-- DATASET RECORDS --
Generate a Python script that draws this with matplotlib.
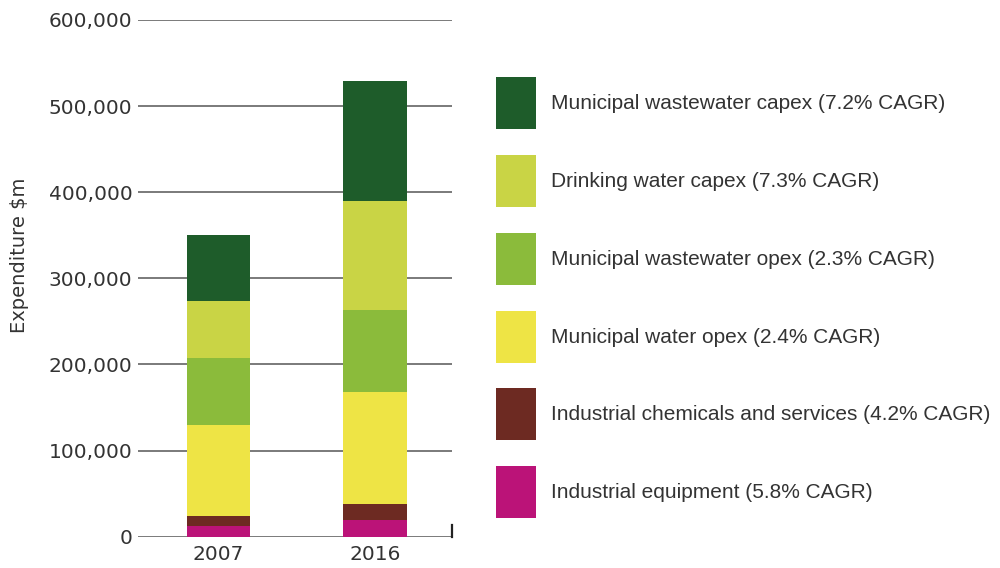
import matplotlib
matplotlib.use("Agg")
from matplotlib import pyplot as plt
from matplotlib.patches import Rectangle
from matplotlib.ticker import FuncFormatter

# expenditure by segment, $m (bottom of stack first)
years = ["2007", "2016"]
industrial_equipment = [12000, 19500]
industrial_chemicals = [12000, 18000]
municipal_water_opex = [106000, 131000]
municipal_ww_opex = [78000, 95000]
drinking_water_capex = [66000, 126000]
municipal_ww_capex = [76000, 140000]

series = [industrial_equipment, industrial_chemicals, municipal_water_opex,
          municipal_ww_opex, drinking_water_capex, municipal_ww_capex]
labels = ["Industrial equipment (5.8% CAGR)",
          "Industrial chemicals and services (4.2% CAGR)",
          "Municipal water opex (2.4% CAGR)",
          "Municipal wastewater opex (2.3% CAGR)",
          "Drinking water capex (7.3% CAGR)",
          "Municipal wastewater capex (7.2% CAGR)"]
colors = ["#bb1378", "#6d2a22", "#eee445", "#8bbb3b", "#c9d445", "#1e5c2a"]

text_color = "#333333"
grid_color = "#7a7a7a"

fig = plt.figure(figsize=(10, 5.68), dpi=100)
ax = fig.add_axes([0.138, 0.0551, 0.314, 0.9097])

xpos = list(range(len(years)))
bottom = [0] * len(years)
for vals, col in zip(series, colors):
    ax.bar(xpos, vals, bottom=bottom, width=0.404, color=col, zorder=3)
    bottom = [b + v for b, v in zip(bottom, vals)]

ax.set_xlim(-0.512, 1.491)
ax.set_ylim(0, 600000)
ax.set_yticks(range(0, 600001, 100000))
ax.yaxis.set_major_formatter(FuncFormatter(lambda v, p: f"{int(v):,}"))
ax.set_xticks(xpos)
ax.set_xticklabels(years)

ax.grid(axis="y", color=grid_color, linewidth=1.4, zorder=0)
for s in ax.spines.values():
    s.set_visible(False)
ax.tick_params(axis="both", length=0, labelsize=14.5, colors=text_color)
ax.tick_params(axis="y", pad=4)
ax.tick_params(axis="x", pad=6)

# small end mark on the base line
ax.plot([1, 1], [0, 0.022], transform=ax.transAxes, clip_on=False,
        color="#222222", linewidth=1.6, zorder=4)

fig.text(0.020, 1 - 255 / 568, "Expenditure $m", rotation=90, ha="center",
         va="center", fontsize=14, color=text_color)

handles = [Rectangle((0, 0), 1, 1, facecolor=c, edgecolor="none") for c in colors]
ax.legend(handles[::-1], labels[::-1], loc="upper left",
          bbox_to_anchor=(0.4957, 1 - 77.3 / 568), bbox_transform=fig.transFigure,
          frameon=False, borderpad=0, borderaxespad=0,
          prop={"family": "Liberation Sans", "size": 15},
          labelcolor=text_color, handlelength=1.92, handleheight=3.46,
          labelspacing=1.24, handletextpad=0.75)

fig.savefig("out.png", dpi=100, facecolor="white")
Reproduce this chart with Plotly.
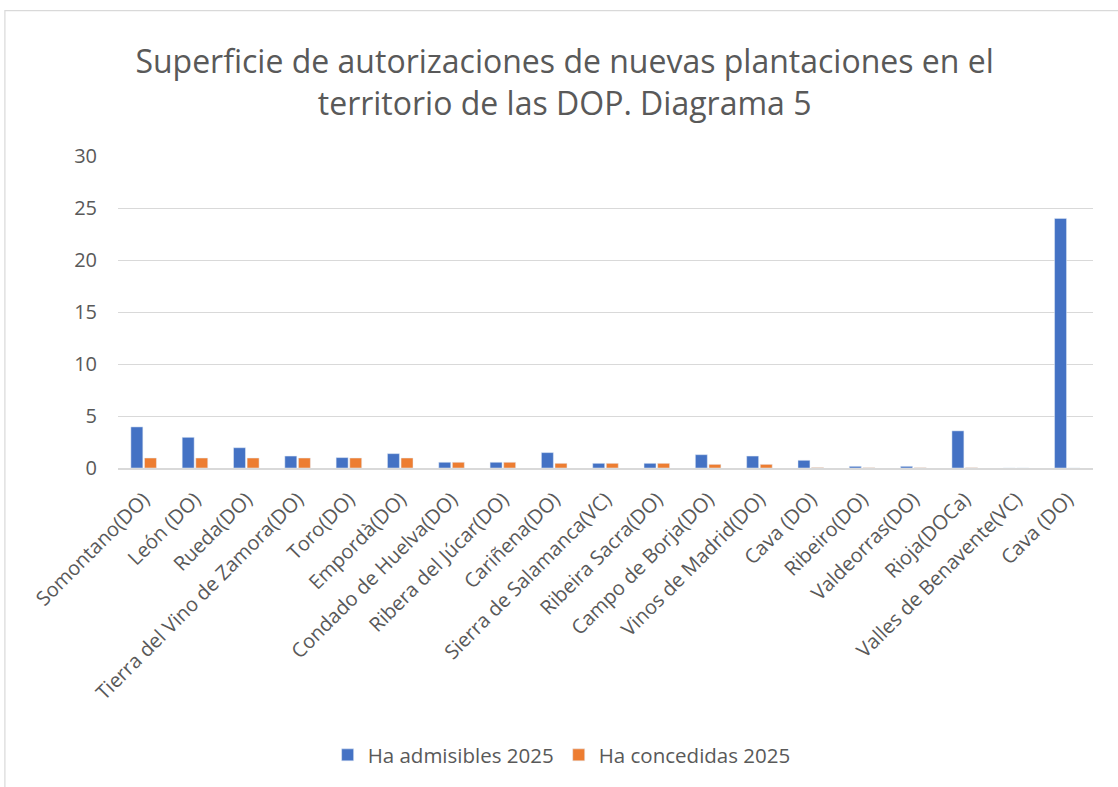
import plotly.graph_objects as go

categories = ["Somontano(DO)", "León (DO)", "Rueda(DO)", "Tierra del Vino de Zamora(DO)",
              "Toro(DO)", "Empordà(DO)", "Condado de Huelva(DO)", "Ribera del Júcar(DO)",
              "Cariñena(DO)", "Sierra de Salamanca(VC)", "Ribeira Sacra(DO)", "Campo de Borja(DO)",
              "Vinos de Madrid(DO)", "Cava (DO)", "Ribeiro(DO)", "Valdeorras(DO)", "Rioja(DOCa)",
              "Valles de Benavente(VC)", "Cava (DO)"]
admisibles = [3.95, 2.95, 1.95, 1.15, 1.0, 1.38, 0.55, 0.55, 1.48, 0.45, 0.45, 1.28,
              1.15, 0.74, 0.16, 0.16, 3.57, 0.0, 24.0]
concedidas = [0.96, 0.96, 0.96, 0.96, 0.96, 0.96, 0.55, 0.55, 0.45, 0.45, 0.45, 0.35,
              0.35, 0.05, 0.03, 0.03, 0.03, 0.0, 0.0]
y_ticks = [0, 5, 10, 15, 20, 25, 30]

positions = list(range(len(categories)))

fig = go.Figure()
fig.add_trace(go.Bar(x=positions, y=admisibles, name="Ha admisibles 2025",
                     marker=dict(color="#4472C4")))
fig.add_trace(go.Bar(x=positions, y=concedidas, name="Ha concedidas 2025",
                     marker=dict(color="#ED7D31")))

font_family = "Open Sans"
fig.update_layout(
    width=1118, height=787,
    margin=dict(l=118, r=25, t=156, b=319, autoexpand=False),
    paper_bgcolor="white", plot_bgcolor="white",
    barmode="group", bargap=0.47, bargroupgap=0.12,
    font=dict(family=font_family, color="#595959", size=20),
    title=dict(text="Superficie de autorizaciones de nuevas plantaciones en el<br>territorio de las DOP. Diagrama 5",
               x=0.505, xanchor="center", y=0.907, yanchor="middle",
               font=dict(family=font_family, size=32, color="#595959")),
    showlegend=True,
    legend=dict(orientation="h", x=0.455, xanchor="center", y=-0.92, yanchor="middle",
                font=dict(size=20.5, color="#595959"), itemwidth=30, traceorder="normal"),
    xaxis=dict(tickmode="array", tickvals=positions, ticktext=categories,
               tickangle=-45, range=[-0.5, len(categories) - 0.5], automargin=False,
               showgrid=False, showline=True, linecolor="#D9D9D9", linewidth=1.5,
               ticks="", tickfont=dict(size=20, color="#595959"), ticklabelstandoff=10),
    yaxis=dict(range=[0, 30], tickvals=y_ticks, showgrid=True, gridcolor="#D9D9D9",
               gridwidth=1.2, zeroline=False, showline=False, ticks="", automargin=False,
               tickfont=dict(size=20, color="#595959"), ticklabelstandoff=20),
    shapes=[dict(type="rect", xref="paper", yref="paper",
                 x0=-0.116, x1=1.2, y0=-2.0, y1=1.466,
                 line=dict(color="#D9D9D9", width=1.2), layer="below")],
)

fig.write_html("out.html", config={"displayModeBar": False},
               post_script="document.body.style.margin='0';document.body.style.overflow='hidden';")
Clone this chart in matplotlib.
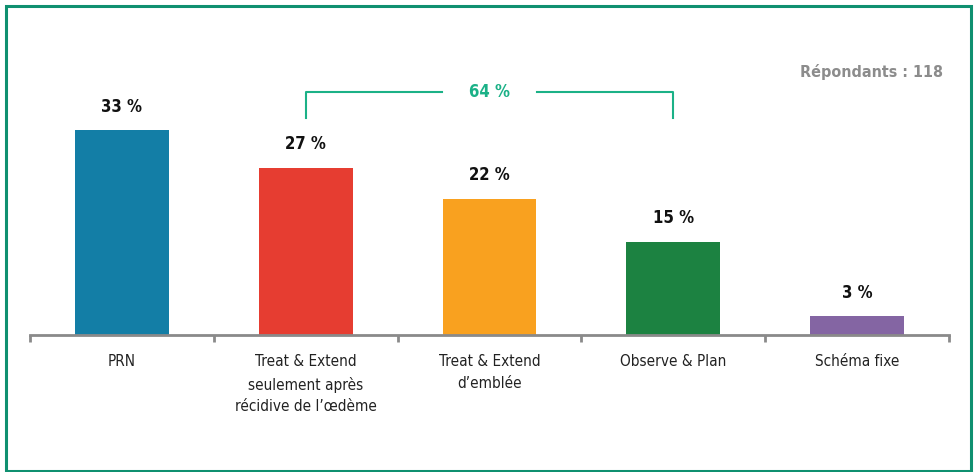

-- EXERCISE INSTRUCTIONS --
Can the lines from the start of the records through the line with "municipal_ww_capex = [76000, 140000]" be given again exactly, with the pictures left out?

-- ANSWER TO THIS PROBLEM --
Generate a Python script that draws this with matplotlib.
import matplotlib
matplotlib.use("Agg")
from matplotlib import pyplot as plt
from matplotlib.patches import Rectangle
from matplotlib.ticker import FuncFormatter

# expenditure by segment, $m (bottom of stack first)
years = ["2007", "2016"]
industrial_equipment = [12000, 19500]
industrial_chemicals = [12000, 18000]
municipal_water_opex = [106000, 131000]
municipal_ww_opex = [78000, 95000]
drinking_water_capex = [66000, 126000]
municipal_ww_capex = [76000, 140000]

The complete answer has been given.